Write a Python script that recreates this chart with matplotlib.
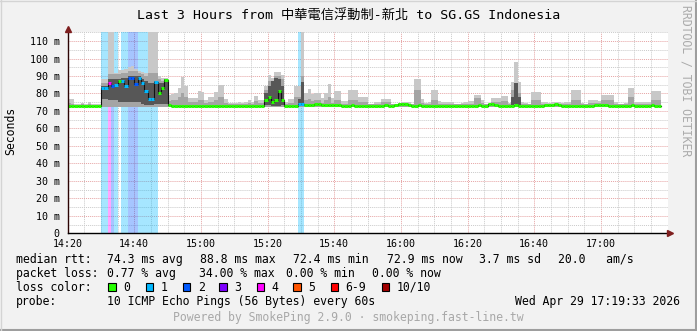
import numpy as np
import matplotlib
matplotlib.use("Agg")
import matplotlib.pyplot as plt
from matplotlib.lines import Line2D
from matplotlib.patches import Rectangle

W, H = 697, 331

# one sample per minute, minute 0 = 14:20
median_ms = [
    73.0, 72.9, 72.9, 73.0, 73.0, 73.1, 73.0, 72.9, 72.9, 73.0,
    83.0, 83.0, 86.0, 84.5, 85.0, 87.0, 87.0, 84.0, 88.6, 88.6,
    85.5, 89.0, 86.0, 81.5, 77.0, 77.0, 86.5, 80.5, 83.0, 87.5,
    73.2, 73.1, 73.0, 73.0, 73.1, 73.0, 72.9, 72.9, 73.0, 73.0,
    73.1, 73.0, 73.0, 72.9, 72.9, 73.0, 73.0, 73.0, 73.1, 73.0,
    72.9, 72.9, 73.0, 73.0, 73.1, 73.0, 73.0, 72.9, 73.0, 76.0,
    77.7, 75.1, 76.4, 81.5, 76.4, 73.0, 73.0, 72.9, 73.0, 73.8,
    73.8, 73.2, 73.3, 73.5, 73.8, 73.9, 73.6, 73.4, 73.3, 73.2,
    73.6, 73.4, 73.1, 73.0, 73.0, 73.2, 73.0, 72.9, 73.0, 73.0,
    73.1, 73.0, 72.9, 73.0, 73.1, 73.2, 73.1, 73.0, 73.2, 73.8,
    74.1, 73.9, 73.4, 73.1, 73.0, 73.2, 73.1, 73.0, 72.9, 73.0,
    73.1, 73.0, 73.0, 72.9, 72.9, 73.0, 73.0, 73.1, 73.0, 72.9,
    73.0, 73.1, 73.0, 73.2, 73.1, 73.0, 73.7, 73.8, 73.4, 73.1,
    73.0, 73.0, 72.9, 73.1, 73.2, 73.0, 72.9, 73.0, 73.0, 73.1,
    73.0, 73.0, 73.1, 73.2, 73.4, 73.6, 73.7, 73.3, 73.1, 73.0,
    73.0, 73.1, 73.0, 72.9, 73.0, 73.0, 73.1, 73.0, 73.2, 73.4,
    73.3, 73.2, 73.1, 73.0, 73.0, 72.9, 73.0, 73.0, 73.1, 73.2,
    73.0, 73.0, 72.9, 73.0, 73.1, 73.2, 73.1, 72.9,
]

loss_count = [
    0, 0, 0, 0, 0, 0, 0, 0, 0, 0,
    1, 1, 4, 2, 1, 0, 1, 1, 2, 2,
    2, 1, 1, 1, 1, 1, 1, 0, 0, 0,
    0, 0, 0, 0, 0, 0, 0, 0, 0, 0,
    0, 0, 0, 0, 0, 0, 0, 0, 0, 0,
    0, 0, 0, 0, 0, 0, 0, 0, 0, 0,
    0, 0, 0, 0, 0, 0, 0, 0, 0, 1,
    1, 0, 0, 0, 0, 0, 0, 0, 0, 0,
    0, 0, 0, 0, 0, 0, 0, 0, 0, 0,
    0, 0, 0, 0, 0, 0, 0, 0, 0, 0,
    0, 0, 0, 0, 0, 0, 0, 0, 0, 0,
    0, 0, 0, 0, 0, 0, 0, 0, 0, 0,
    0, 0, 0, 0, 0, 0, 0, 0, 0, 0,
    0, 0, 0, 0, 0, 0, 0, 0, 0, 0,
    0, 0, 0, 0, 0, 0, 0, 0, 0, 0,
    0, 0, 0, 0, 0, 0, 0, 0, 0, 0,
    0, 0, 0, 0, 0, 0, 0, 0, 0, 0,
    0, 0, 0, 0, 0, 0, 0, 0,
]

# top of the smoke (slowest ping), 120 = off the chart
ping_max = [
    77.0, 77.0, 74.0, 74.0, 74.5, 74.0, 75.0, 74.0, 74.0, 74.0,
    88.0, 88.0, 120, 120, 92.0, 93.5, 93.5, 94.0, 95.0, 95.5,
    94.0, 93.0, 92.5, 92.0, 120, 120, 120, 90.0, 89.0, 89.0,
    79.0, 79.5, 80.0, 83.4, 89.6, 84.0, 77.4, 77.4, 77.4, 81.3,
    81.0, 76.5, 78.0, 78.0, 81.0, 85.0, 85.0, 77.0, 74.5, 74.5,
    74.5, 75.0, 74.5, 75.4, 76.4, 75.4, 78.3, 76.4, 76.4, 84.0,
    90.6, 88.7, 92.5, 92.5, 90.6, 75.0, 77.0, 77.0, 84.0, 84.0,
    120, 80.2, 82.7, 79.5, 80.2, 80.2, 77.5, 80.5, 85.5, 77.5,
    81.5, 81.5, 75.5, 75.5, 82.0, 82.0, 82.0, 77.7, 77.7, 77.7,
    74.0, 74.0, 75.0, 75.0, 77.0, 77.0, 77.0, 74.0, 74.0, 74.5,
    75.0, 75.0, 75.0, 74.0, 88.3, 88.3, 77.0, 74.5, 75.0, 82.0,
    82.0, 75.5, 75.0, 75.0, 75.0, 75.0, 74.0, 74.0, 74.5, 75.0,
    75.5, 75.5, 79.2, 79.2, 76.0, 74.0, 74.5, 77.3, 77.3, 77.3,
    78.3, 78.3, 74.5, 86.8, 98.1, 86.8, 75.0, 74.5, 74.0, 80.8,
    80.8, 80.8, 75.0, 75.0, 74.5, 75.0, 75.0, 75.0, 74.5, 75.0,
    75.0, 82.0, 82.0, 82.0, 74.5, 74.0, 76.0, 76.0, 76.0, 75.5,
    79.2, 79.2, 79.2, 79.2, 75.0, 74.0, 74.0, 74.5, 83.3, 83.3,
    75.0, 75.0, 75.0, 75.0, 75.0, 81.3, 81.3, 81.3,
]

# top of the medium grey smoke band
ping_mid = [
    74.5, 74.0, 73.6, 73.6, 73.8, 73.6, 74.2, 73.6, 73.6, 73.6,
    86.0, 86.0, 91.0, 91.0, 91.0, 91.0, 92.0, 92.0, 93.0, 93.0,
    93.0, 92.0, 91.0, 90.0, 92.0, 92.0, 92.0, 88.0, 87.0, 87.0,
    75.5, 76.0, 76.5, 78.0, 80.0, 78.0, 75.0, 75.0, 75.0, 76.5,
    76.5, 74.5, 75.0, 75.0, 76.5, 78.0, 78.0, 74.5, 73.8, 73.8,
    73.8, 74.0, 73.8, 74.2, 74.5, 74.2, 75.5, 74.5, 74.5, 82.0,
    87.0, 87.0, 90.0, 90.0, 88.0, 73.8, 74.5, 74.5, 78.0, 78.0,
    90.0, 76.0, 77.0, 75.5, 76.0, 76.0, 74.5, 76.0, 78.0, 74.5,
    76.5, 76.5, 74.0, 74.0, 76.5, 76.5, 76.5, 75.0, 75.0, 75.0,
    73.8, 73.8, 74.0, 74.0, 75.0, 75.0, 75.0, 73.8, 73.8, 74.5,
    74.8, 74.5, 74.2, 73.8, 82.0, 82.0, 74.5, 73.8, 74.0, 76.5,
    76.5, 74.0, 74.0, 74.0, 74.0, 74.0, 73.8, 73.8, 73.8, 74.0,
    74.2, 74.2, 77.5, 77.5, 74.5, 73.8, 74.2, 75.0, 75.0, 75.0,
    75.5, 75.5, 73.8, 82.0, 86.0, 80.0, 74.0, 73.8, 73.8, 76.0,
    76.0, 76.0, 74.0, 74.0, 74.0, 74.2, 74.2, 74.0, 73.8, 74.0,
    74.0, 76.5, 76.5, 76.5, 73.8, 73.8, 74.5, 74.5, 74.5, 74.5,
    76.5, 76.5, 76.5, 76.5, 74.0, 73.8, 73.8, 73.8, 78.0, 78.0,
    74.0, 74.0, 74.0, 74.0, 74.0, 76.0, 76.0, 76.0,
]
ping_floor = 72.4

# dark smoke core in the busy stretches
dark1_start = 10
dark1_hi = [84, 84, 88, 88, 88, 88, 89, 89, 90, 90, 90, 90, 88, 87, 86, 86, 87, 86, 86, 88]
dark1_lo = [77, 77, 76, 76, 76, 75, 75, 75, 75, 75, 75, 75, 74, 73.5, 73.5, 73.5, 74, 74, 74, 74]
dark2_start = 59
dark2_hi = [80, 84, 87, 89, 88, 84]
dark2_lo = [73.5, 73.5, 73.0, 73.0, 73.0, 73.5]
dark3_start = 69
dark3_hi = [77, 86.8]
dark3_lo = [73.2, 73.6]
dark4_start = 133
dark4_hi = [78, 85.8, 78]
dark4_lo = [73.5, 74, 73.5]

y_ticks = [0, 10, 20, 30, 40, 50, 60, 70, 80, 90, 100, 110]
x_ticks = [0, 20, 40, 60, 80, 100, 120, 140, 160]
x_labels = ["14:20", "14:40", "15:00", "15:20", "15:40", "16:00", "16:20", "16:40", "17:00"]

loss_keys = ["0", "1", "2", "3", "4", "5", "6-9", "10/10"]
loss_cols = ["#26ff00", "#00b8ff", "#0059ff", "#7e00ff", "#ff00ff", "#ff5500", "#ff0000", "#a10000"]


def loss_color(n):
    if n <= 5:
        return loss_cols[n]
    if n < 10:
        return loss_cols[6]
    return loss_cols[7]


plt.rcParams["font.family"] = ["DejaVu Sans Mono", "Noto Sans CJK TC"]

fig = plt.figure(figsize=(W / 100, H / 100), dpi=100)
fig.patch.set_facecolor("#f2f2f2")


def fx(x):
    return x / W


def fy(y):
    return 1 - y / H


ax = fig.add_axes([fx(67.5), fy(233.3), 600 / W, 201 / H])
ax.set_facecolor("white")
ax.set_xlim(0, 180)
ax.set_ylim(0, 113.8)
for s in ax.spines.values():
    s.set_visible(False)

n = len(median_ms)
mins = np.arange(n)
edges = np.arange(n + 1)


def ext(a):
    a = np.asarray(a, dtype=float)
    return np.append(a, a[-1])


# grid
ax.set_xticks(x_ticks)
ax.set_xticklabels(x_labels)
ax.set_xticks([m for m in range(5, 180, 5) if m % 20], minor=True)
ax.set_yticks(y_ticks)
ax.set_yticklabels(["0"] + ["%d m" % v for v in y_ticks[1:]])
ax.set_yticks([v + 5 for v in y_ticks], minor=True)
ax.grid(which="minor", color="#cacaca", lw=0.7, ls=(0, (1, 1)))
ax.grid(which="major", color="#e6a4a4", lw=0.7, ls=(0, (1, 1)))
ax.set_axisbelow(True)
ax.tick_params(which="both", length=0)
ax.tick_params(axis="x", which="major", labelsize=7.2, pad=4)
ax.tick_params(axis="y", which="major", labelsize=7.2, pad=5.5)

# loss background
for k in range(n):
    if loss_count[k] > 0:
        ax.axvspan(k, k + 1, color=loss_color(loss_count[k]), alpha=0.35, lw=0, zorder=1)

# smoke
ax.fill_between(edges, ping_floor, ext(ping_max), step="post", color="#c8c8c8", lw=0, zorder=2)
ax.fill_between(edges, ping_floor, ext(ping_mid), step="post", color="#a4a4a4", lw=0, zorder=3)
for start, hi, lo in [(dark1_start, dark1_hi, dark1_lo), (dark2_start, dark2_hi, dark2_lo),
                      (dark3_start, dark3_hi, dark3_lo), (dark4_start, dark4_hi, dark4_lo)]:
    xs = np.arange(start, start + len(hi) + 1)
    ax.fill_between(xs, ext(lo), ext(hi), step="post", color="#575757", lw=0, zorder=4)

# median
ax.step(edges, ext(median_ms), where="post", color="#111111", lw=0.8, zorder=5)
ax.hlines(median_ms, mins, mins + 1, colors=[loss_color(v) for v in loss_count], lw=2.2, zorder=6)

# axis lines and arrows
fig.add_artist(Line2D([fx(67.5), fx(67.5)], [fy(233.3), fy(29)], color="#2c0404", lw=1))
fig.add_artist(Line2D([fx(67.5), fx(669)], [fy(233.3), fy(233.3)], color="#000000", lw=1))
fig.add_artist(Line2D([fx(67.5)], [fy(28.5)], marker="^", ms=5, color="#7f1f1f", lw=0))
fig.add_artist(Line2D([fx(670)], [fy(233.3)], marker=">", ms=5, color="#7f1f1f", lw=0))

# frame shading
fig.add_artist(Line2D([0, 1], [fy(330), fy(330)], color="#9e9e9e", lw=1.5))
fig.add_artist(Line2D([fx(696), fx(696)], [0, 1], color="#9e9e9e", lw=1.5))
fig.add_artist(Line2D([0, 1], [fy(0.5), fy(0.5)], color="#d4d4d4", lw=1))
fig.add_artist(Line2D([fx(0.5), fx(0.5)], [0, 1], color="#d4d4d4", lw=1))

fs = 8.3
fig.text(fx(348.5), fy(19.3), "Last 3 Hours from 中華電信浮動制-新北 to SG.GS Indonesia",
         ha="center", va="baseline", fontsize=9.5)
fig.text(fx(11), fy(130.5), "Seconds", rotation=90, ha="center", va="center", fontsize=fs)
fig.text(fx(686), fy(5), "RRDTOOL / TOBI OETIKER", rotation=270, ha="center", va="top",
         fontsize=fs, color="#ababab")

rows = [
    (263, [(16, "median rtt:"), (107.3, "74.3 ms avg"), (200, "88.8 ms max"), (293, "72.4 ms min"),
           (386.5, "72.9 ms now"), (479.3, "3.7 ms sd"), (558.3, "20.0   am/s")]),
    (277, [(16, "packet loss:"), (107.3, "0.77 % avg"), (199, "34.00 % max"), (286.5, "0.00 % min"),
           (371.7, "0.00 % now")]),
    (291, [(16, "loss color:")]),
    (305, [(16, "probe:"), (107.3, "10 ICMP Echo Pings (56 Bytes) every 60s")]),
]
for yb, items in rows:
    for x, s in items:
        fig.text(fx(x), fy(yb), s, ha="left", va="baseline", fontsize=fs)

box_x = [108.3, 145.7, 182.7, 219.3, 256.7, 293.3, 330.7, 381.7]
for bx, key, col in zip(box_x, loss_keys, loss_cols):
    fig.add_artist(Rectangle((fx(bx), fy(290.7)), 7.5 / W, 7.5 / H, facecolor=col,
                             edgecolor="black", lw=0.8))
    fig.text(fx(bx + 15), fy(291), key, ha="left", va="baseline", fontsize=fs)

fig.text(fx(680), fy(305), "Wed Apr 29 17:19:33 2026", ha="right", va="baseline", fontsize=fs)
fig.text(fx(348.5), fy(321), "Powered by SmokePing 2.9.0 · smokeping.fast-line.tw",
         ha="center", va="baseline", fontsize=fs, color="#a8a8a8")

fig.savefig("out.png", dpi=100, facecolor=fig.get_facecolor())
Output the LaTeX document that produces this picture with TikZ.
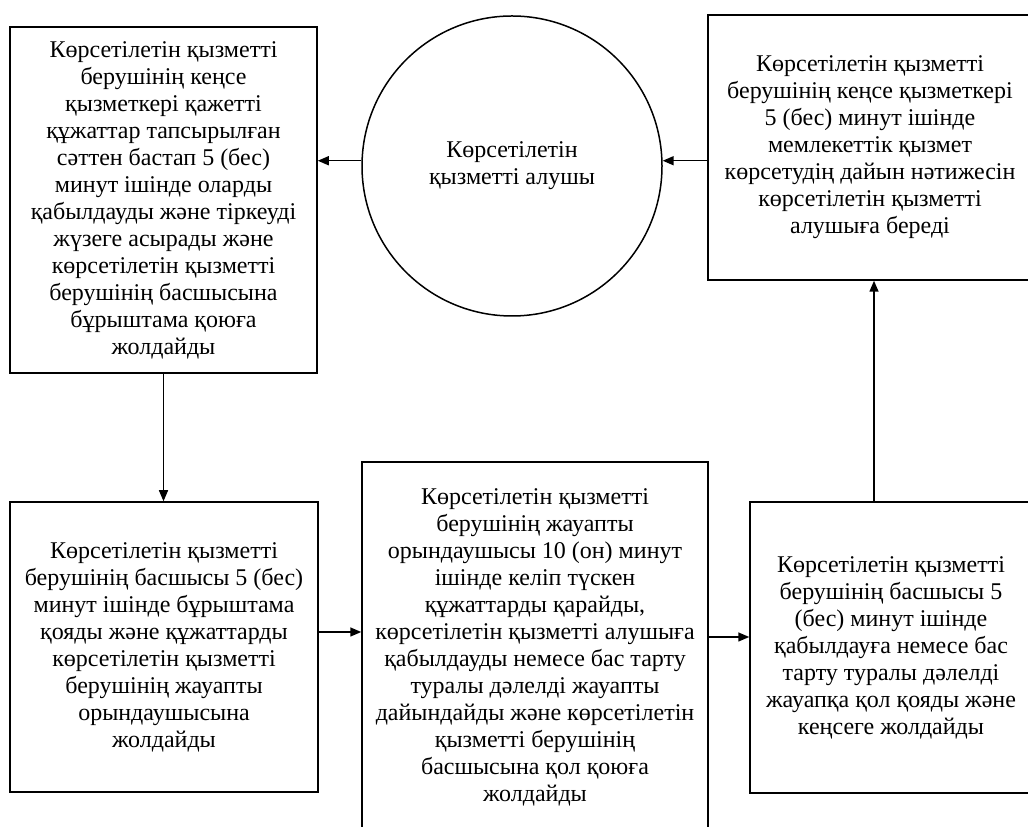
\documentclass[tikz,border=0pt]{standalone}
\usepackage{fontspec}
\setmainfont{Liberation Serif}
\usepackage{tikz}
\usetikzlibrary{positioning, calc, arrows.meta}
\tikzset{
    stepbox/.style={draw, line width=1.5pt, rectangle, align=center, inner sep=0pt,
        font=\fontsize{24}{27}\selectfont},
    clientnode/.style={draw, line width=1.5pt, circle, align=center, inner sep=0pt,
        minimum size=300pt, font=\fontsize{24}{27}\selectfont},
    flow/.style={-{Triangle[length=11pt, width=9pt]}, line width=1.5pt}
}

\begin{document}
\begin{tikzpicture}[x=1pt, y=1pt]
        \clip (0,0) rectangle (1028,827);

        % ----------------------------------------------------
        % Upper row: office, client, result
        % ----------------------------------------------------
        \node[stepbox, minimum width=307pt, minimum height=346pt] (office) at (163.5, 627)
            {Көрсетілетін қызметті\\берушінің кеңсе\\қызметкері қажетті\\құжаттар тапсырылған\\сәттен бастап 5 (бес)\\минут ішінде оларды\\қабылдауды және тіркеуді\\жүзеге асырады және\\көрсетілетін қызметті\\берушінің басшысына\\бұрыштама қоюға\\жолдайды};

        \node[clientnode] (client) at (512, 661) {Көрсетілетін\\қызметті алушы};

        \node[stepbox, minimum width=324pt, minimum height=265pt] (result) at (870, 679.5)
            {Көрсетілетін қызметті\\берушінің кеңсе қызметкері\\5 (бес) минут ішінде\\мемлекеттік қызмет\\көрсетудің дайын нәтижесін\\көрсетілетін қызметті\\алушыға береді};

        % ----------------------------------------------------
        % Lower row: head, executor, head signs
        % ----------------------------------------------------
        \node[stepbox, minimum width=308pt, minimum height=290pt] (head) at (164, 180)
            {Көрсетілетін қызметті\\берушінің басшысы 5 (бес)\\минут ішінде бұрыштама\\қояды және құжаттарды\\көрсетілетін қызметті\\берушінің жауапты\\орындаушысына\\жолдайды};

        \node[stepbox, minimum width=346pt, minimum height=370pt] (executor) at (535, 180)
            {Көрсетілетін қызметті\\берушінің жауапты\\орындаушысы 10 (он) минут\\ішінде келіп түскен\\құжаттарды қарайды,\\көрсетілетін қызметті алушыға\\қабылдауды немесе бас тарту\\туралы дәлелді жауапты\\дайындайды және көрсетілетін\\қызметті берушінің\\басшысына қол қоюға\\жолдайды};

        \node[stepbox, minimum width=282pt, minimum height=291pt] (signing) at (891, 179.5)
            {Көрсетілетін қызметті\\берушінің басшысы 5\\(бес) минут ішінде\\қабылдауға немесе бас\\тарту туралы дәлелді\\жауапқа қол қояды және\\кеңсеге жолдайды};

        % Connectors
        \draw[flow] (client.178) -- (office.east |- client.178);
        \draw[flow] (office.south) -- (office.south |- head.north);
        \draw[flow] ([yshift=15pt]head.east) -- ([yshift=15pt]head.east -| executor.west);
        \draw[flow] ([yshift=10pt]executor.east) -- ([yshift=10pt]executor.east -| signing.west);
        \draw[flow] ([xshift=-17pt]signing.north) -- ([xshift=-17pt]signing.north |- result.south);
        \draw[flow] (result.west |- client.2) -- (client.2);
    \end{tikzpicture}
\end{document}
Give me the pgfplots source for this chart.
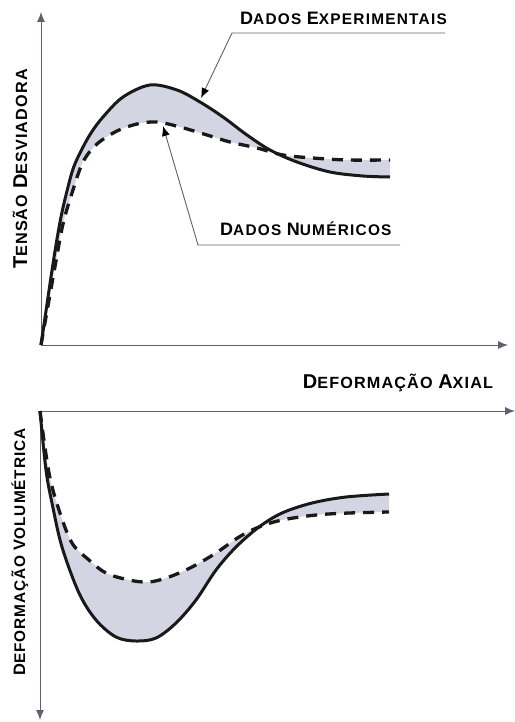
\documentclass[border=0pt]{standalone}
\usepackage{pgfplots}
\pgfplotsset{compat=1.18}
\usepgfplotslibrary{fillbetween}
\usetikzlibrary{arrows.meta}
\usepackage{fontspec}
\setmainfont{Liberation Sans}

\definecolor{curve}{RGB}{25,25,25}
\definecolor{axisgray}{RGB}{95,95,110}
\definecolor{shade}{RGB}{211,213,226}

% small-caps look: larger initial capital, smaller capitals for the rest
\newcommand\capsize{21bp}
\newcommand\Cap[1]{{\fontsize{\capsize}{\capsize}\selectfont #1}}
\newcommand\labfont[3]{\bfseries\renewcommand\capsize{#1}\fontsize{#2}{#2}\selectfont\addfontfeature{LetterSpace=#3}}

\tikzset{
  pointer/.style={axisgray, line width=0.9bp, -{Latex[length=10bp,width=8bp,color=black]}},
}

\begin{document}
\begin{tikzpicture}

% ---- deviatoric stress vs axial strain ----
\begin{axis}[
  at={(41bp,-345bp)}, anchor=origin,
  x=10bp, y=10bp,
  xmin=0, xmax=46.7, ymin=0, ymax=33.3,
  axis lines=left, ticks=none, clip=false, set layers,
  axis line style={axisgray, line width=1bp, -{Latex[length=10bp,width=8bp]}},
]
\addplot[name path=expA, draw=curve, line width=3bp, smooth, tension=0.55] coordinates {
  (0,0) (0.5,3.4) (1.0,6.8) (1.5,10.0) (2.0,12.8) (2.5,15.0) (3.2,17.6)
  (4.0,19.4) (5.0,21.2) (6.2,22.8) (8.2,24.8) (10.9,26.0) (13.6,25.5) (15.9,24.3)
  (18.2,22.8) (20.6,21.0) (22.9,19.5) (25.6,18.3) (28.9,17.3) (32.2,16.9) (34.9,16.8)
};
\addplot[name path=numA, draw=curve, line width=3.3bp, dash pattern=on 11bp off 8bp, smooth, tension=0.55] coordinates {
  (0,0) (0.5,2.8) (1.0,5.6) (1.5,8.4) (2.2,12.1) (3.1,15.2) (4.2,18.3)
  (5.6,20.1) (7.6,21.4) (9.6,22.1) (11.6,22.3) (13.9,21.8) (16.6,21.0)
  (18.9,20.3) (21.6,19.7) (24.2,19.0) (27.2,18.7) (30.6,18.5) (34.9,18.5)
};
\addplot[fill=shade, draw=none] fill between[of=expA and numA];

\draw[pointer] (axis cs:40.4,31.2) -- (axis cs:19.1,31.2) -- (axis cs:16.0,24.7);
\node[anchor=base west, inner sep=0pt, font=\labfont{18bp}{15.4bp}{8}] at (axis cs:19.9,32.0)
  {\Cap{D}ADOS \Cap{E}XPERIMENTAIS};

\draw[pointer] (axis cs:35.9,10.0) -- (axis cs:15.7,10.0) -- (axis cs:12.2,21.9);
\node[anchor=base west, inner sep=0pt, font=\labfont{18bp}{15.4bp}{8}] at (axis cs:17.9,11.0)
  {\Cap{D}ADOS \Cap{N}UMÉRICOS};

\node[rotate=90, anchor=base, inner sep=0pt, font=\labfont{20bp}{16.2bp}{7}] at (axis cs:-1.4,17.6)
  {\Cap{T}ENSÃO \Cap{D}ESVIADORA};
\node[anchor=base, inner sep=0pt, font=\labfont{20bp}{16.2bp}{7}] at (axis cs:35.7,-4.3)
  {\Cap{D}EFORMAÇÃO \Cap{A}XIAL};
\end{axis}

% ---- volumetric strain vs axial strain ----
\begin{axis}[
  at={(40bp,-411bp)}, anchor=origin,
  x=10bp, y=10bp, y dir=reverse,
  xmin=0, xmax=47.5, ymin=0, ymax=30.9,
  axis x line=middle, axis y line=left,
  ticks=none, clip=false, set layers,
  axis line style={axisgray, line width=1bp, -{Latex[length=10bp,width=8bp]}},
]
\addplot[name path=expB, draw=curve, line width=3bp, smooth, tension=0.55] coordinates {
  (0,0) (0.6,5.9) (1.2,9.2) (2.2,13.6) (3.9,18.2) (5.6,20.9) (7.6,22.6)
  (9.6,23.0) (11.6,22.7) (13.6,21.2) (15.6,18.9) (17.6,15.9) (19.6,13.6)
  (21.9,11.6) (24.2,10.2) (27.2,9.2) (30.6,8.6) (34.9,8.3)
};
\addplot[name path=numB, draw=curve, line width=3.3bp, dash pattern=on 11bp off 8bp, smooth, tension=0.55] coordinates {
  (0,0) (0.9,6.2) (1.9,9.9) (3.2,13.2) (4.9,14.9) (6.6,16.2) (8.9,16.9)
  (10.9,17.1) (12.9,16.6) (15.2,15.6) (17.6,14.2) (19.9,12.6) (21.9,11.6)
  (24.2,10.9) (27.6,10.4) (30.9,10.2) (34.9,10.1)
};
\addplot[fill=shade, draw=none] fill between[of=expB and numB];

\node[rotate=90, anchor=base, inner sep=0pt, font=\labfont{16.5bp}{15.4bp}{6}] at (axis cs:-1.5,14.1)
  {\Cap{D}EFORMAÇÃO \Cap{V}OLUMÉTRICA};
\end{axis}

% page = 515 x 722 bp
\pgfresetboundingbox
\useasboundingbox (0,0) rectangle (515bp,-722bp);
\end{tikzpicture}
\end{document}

**INSTRUCTIONS TO FOLLOW:** In the records above, find the line containing "W, H = 697, 331" and output every line from the first through that one, exactly, omitting pictures.

**COMPLETE OUTPUT:**
Write a Python script that recreates this chart with matplotlib.
import numpy as np
import matplotlib
matplotlib.use("Agg")
import matplotlib.pyplot as plt
from matplotlib.lines import Line2D
from matplotlib.patches import Rectangle

W, H = 697, 331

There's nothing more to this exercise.